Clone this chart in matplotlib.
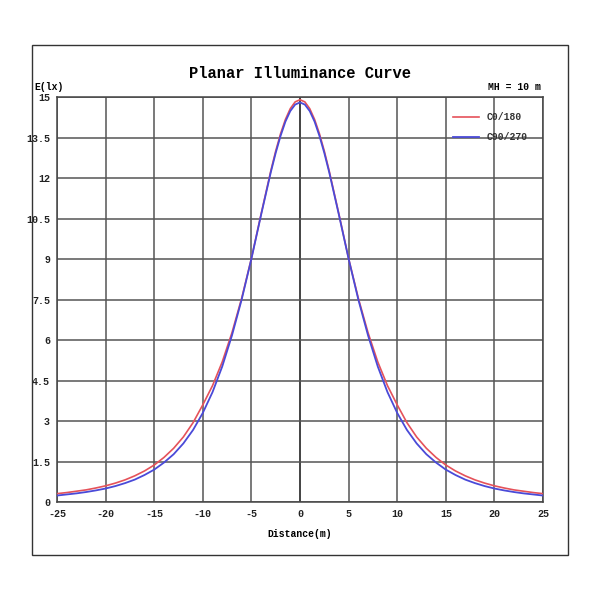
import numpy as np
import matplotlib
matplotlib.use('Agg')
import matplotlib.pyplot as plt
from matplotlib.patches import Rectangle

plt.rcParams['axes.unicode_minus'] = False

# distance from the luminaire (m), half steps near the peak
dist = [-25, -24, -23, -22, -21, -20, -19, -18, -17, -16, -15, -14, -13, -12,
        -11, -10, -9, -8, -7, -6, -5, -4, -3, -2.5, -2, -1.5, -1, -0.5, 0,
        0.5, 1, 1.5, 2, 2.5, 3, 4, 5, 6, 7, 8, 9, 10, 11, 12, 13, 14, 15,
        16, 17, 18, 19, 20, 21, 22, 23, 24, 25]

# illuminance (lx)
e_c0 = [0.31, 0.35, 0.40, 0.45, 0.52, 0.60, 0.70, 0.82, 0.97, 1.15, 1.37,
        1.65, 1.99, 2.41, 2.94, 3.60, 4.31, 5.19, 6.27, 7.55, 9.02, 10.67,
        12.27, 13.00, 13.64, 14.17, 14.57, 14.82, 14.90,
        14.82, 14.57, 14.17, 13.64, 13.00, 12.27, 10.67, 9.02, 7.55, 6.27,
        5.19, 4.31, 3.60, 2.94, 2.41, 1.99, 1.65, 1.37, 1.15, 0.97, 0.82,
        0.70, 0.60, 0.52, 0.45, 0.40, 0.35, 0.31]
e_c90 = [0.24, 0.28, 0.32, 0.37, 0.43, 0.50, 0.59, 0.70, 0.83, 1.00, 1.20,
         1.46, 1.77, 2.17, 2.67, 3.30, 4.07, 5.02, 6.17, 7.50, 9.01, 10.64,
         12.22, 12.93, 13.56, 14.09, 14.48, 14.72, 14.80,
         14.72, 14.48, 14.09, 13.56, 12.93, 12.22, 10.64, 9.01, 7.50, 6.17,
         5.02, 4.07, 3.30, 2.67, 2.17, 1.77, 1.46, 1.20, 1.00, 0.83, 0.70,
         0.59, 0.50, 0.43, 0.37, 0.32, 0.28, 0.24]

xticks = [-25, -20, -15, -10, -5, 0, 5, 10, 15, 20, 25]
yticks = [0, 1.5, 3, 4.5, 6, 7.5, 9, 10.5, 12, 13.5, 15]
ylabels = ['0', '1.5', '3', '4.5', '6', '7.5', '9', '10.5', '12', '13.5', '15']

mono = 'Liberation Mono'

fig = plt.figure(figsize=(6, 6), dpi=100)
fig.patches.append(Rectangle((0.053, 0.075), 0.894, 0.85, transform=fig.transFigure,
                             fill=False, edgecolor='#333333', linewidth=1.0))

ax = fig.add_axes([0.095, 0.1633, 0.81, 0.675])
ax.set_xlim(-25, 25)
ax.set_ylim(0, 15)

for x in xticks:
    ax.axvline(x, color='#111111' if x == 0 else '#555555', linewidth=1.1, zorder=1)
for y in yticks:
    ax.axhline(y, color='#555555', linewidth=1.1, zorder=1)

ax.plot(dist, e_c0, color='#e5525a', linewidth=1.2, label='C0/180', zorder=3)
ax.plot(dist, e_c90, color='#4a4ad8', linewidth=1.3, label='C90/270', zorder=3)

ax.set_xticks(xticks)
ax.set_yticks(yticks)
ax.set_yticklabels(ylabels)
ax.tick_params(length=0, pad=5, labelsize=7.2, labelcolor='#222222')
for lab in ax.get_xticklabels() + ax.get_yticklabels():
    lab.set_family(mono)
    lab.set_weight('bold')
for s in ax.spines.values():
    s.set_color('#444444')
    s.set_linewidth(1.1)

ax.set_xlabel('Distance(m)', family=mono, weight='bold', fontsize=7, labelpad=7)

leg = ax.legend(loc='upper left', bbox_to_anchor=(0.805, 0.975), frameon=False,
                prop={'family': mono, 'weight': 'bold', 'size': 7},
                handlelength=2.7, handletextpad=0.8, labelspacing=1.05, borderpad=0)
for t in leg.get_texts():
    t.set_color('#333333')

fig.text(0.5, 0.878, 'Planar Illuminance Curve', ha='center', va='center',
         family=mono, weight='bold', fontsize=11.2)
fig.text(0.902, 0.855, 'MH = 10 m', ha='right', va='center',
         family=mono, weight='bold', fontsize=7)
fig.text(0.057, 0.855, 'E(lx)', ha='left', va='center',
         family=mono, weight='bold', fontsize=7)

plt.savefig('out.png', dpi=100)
==
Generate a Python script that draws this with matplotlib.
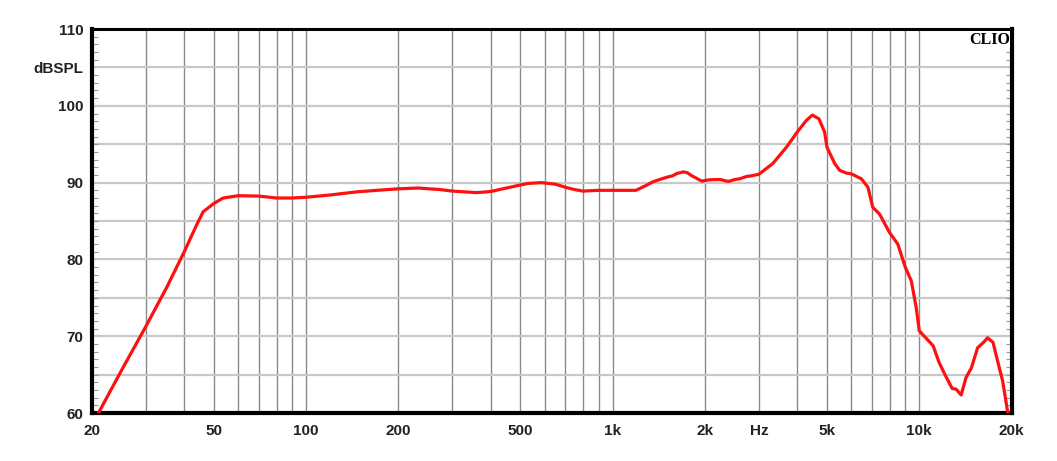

* **The exercise**: Reproduce, starting at the line containing "Clone this chart in matplotlib." and stopping after the line containing "16, 17, 18, 19, 20, 21, 22, 23, 24, 25]", each of those lines exactly and no others; leave pictures out.

* **Exercise solution**:
Clone this chart in matplotlib.
import numpy as np
import matplotlib
matplotlib.use('Agg')
import matplotlib.pyplot as plt
from matplotlib.patches import Rectangle

plt.rcParams['axes.unicode_minus'] = False

# distance from the luminaire (m), half steps near the peak
dist = [-25, -24, -23, -22, -21, -20, -19, -18, -17, -16, -15, -14, -13, -12,
        -11, -10, -9, -8, -7, -6, -5, -4, -3, -2.5, -2, -1.5, -1, -0.5, 0,
        0.5, 1, 1.5, 2, 2.5, 3, 4, 5, 6, 7, 8, 9, 10, 11, 12, 13, 14, 15,
        16, 17, 18, 19, 20, 21, 22, 23, 24, 25]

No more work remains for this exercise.